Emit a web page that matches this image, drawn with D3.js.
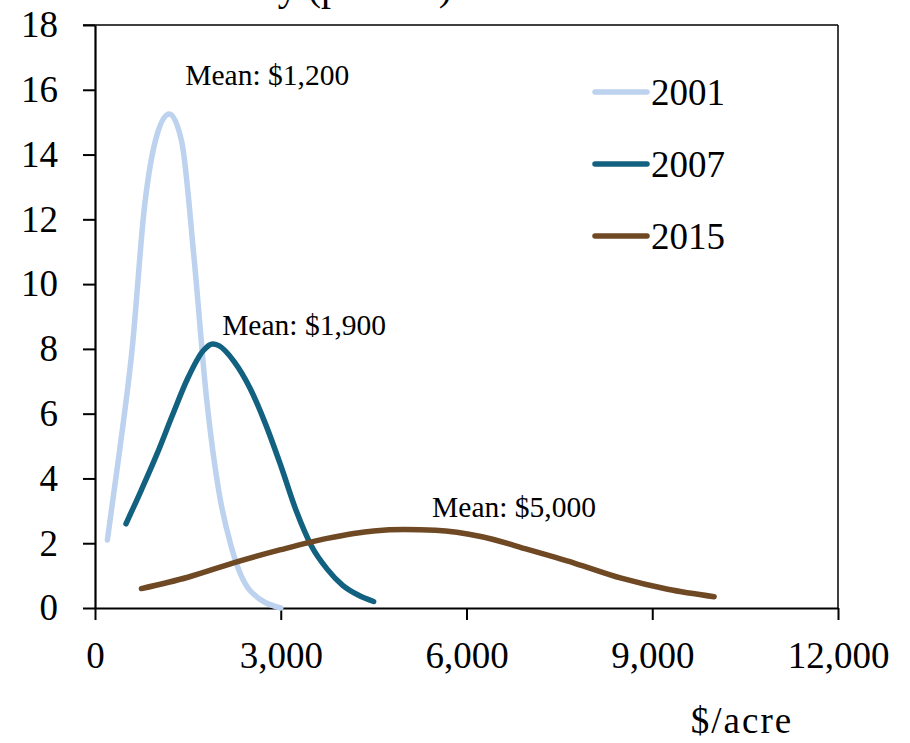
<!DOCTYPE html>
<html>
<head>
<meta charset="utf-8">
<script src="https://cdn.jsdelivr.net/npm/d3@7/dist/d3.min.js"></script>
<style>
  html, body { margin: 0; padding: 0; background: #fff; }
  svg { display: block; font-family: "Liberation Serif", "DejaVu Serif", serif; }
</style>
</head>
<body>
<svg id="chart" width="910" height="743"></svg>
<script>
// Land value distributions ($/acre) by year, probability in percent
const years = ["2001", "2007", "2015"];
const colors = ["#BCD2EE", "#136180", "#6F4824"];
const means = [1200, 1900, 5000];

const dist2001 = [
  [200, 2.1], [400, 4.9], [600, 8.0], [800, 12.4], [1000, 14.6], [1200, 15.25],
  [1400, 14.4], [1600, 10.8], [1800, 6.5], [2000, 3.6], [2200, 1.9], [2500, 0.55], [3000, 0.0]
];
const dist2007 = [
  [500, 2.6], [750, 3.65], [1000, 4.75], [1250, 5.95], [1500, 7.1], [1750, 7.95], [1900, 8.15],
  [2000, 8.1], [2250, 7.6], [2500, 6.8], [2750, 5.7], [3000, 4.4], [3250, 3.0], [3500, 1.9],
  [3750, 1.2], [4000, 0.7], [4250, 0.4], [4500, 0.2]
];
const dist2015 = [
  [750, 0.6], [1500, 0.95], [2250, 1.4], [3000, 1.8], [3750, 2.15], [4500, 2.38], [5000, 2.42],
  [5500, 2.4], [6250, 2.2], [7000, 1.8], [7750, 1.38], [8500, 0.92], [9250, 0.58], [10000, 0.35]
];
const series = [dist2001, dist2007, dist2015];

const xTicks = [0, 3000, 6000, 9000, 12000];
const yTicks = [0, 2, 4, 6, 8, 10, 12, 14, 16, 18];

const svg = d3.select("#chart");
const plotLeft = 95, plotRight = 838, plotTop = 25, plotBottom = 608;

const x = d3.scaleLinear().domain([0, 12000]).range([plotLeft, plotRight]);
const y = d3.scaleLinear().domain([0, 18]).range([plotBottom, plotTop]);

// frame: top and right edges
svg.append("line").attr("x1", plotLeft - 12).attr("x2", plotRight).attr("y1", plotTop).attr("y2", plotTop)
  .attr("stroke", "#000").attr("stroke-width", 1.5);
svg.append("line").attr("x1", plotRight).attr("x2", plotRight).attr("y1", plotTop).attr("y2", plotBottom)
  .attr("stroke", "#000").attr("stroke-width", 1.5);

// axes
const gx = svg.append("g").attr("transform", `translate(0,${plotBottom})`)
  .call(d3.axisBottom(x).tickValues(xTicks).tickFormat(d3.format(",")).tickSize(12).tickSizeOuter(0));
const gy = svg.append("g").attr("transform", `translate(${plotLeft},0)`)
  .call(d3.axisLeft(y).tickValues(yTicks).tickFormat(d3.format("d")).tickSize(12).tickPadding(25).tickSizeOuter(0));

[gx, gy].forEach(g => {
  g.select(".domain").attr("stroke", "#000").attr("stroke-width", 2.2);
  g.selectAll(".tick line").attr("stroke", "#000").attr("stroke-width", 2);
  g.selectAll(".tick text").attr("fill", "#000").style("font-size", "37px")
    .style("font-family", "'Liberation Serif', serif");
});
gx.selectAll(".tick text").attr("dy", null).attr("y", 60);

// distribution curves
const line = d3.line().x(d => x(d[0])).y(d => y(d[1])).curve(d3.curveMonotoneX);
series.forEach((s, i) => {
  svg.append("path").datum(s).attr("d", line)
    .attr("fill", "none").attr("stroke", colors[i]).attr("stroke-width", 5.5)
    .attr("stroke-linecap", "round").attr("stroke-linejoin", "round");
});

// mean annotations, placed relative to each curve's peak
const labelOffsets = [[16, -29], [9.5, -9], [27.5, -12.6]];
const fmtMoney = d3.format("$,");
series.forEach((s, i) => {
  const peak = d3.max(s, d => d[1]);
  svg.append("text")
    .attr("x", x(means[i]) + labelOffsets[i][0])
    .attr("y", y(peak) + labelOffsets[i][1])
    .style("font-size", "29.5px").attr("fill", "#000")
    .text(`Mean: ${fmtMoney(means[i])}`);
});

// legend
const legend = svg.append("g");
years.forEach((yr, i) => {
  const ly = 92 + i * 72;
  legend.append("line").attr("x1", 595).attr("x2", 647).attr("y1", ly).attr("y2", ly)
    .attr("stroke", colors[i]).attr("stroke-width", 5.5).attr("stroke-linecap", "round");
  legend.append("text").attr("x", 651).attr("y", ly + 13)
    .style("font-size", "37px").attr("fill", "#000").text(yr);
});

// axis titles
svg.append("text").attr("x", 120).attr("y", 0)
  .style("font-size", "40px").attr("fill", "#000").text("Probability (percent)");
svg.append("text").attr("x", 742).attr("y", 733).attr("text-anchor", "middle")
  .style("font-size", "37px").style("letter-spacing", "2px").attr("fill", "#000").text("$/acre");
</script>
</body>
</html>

● Goal
Pictures stay out. Repeat only the lines from the beginning of the data through the line that has "const means = [1200, 1900, 5000];".

● Correct result
Emit a web page that matches this image, drawn with D3.js.
<!DOCTYPE html>
<html>
<head>
<meta charset="utf-8">
<script src="https://cdn.jsdelivr.net/npm/d3@7/dist/d3.min.js"></script>
<style>
  html, body { margin: 0; padding: 0; background: #fff; }
  svg { display: block; font-family: "Liberation Serif", "DejaVu Serif", serif; }
</style>
</head>
<body>
<svg id="chart" width="910" height="743"></svg>
<script>
// Land value distributions ($/acre) by year, probability in percent
const years = ["2001", "2007", "2015"];
const colors = ["#BCD2EE", "#136180", "#6F4824"];
const means = [1200, 1900, 5000];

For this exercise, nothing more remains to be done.